Only the lines from the start of the data to the line containing "1, 0.9, 0.8, 0.7, 0.6, 0.589, 0.5, 0]", both included, should be output, exactly and without pictures.
[BEGIN GIVEN DATA]
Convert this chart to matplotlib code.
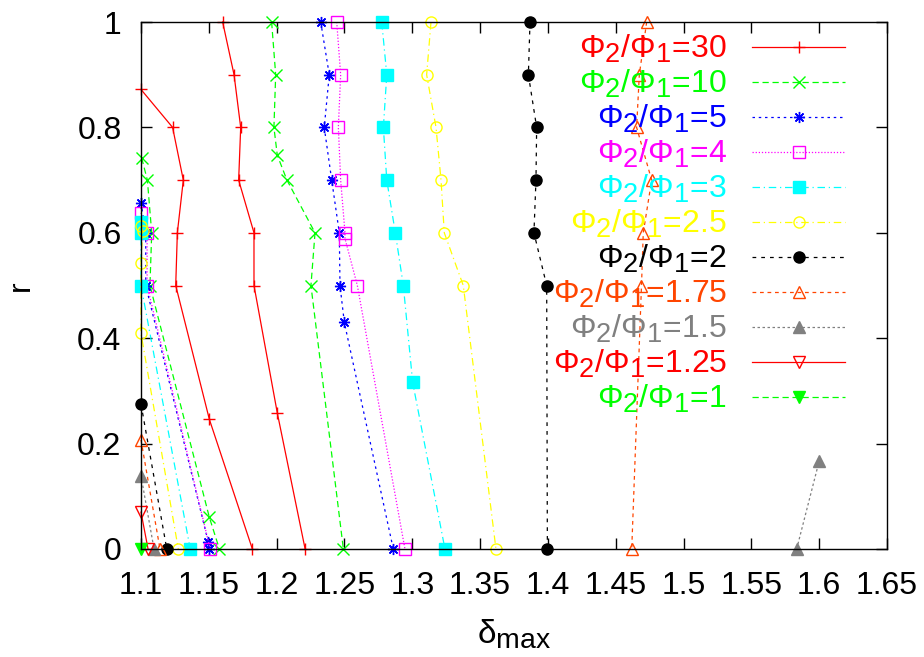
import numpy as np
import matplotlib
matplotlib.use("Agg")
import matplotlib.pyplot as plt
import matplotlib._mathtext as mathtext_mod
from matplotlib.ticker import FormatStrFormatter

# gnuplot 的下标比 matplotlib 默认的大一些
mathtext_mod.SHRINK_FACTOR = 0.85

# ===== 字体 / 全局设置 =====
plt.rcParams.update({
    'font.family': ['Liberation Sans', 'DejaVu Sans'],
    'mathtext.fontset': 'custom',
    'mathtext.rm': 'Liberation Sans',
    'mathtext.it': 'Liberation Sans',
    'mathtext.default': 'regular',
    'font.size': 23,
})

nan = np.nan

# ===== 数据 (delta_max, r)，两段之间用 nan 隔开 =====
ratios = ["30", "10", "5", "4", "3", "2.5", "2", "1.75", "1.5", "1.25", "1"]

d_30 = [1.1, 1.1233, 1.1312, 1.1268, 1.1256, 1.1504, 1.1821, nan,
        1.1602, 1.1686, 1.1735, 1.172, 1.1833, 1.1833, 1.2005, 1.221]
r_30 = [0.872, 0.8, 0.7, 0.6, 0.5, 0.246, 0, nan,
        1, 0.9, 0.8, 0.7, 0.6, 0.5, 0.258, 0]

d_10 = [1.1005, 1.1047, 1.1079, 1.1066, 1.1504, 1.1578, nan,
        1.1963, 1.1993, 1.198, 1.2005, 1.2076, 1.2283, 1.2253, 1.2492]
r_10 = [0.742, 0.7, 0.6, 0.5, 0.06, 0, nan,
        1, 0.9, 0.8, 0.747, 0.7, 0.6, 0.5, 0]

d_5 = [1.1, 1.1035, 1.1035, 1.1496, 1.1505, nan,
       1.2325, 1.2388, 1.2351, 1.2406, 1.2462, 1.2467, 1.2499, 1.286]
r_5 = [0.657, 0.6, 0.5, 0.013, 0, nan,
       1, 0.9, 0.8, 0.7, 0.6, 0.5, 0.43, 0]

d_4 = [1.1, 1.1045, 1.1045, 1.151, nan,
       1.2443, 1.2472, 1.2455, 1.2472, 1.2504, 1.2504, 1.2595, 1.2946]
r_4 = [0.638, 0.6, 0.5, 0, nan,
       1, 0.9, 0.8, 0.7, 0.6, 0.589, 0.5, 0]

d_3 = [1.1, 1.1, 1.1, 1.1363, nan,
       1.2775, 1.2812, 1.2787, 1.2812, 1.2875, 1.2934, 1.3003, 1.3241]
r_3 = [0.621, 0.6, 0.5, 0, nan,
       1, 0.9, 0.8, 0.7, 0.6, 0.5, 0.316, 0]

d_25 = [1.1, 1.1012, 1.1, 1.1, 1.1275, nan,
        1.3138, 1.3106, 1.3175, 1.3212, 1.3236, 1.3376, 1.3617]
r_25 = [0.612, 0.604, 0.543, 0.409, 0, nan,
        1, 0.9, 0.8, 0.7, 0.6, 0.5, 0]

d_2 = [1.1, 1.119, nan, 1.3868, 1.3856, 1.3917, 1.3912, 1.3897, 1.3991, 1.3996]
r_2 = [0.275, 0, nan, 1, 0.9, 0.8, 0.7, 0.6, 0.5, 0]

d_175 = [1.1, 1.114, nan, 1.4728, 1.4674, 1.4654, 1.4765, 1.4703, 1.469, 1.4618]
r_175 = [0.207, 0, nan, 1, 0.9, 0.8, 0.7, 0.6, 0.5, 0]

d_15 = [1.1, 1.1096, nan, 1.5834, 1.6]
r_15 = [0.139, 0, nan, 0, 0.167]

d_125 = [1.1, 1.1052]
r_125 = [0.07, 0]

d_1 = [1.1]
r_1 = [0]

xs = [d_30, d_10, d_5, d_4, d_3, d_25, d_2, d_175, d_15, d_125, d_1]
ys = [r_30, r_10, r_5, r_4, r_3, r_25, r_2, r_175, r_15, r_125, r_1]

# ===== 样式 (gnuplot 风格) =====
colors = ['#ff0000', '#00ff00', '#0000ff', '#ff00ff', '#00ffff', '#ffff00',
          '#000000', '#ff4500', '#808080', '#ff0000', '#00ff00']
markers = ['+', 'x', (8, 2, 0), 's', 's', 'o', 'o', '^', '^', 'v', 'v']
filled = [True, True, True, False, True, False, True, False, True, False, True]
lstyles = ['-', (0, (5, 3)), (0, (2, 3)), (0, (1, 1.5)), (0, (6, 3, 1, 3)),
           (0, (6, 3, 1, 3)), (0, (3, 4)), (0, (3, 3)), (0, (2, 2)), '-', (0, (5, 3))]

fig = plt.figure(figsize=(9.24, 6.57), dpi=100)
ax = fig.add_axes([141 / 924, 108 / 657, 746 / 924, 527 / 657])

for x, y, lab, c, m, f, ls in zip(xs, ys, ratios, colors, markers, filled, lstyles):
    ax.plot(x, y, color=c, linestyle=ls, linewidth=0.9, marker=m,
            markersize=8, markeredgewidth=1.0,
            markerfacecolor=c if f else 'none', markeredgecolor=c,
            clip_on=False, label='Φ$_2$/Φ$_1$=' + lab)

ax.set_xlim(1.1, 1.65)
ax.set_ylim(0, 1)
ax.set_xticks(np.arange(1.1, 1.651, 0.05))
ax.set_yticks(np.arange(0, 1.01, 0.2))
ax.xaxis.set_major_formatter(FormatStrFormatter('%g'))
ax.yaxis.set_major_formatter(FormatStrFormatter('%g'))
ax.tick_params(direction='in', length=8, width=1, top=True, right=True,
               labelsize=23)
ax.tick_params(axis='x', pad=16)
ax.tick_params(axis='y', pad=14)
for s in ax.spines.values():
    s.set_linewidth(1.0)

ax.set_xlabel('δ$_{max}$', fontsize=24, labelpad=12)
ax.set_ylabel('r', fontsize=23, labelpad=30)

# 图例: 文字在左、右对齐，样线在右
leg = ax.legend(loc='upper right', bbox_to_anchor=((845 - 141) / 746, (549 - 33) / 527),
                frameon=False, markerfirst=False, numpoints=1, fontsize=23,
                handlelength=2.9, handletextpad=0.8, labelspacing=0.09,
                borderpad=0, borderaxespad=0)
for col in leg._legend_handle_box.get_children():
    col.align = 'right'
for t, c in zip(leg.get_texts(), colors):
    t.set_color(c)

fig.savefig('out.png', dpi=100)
[END GIVEN DATA]
THE REPLY
Convert this chart to matplotlib code.
import numpy as np
import matplotlib
matplotlib.use("Agg")
import matplotlib.pyplot as plt
import matplotlib._mathtext as mathtext_mod
from matplotlib.ticker import FormatStrFormatter

# gnuplot 的下标比 matplotlib 默认的大一些
mathtext_mod.SHRINK_FACTOR = 0.85

# ===== 字体 / 全局设置 =====
plt.rcParams.update({
    'font.family': ['Liberation Sans', 'DejaVu Sans'],
    'mathtext.fontset': 'custom',
    'mathtext.rm': 'Liberation Sans',
    'mathtext.it': 'Liberation Sans',
    'mathtext.default': 'regular',
    'font.size': 23,
})

nan = np.nan

# ===== 数据 (delta_max, r)，两段之间用 nan 隔开 =====
ratios = ["30", "10", "5", "4", "3", "2.5", "2", "1.75", "1.5", "1.25", "1"]

d_30 = [1.1, 1.1233, 1.1312, 1.1268, 1.1256, 1.1504, 1.1821, nan,
        1.1602, 1.1686, 1.1735, 1.172, 1.1833, 1.1833, 1.2005, 1.221]
r_30 = [0.872, 0.8, 0.7, 0.6, 0.5, 0.246, 0, nan,
        1, 0.9, 0.8, 0.7, 0.6, 0.5, 0.258, 0]

d_10 = [1.1005, 1.1047, 1.1079, 1.1066, 1.1504, 1.1578, nan,
        1.1963, 1.1993, 1.198, 1.2005, 1.2076, 1.2283, 1.2253, 1.2492]
r_10 = [0.742, 0.7, 0.6, 0.5, 0.06, 0, nan,
        1, 0.9, 0.8, 0.747, 0.7, 0.6, 0.5, 0]

d_5 = [1.1, 1.1035, 1.1035, 1.1496, 1.1505, nan,
       1.2325, 1.2388, 1.2351, 1.2406, 1.2462, 1.2467, 1.2499, 1.286]
r_5 = [0.657, 0.6, 0.5, 0.013, 0, nan,
       1, 0.9, 0.8, 0.7, 0.6, 0.5, 0.43, 0]

d_4 = [1.1, 1.1045, 1.1045, 1.151, nan,
       1.2443, 1.2472, 1.2455, 1.2472, 1.2504, 1.2504, 1.2595, 1.2946]
r_4 = [0.638, 0.6, 0.5, 0, nan,
       1, 0.9, 0.8, 0.7, 0.6, 0.589, 0.5, 0]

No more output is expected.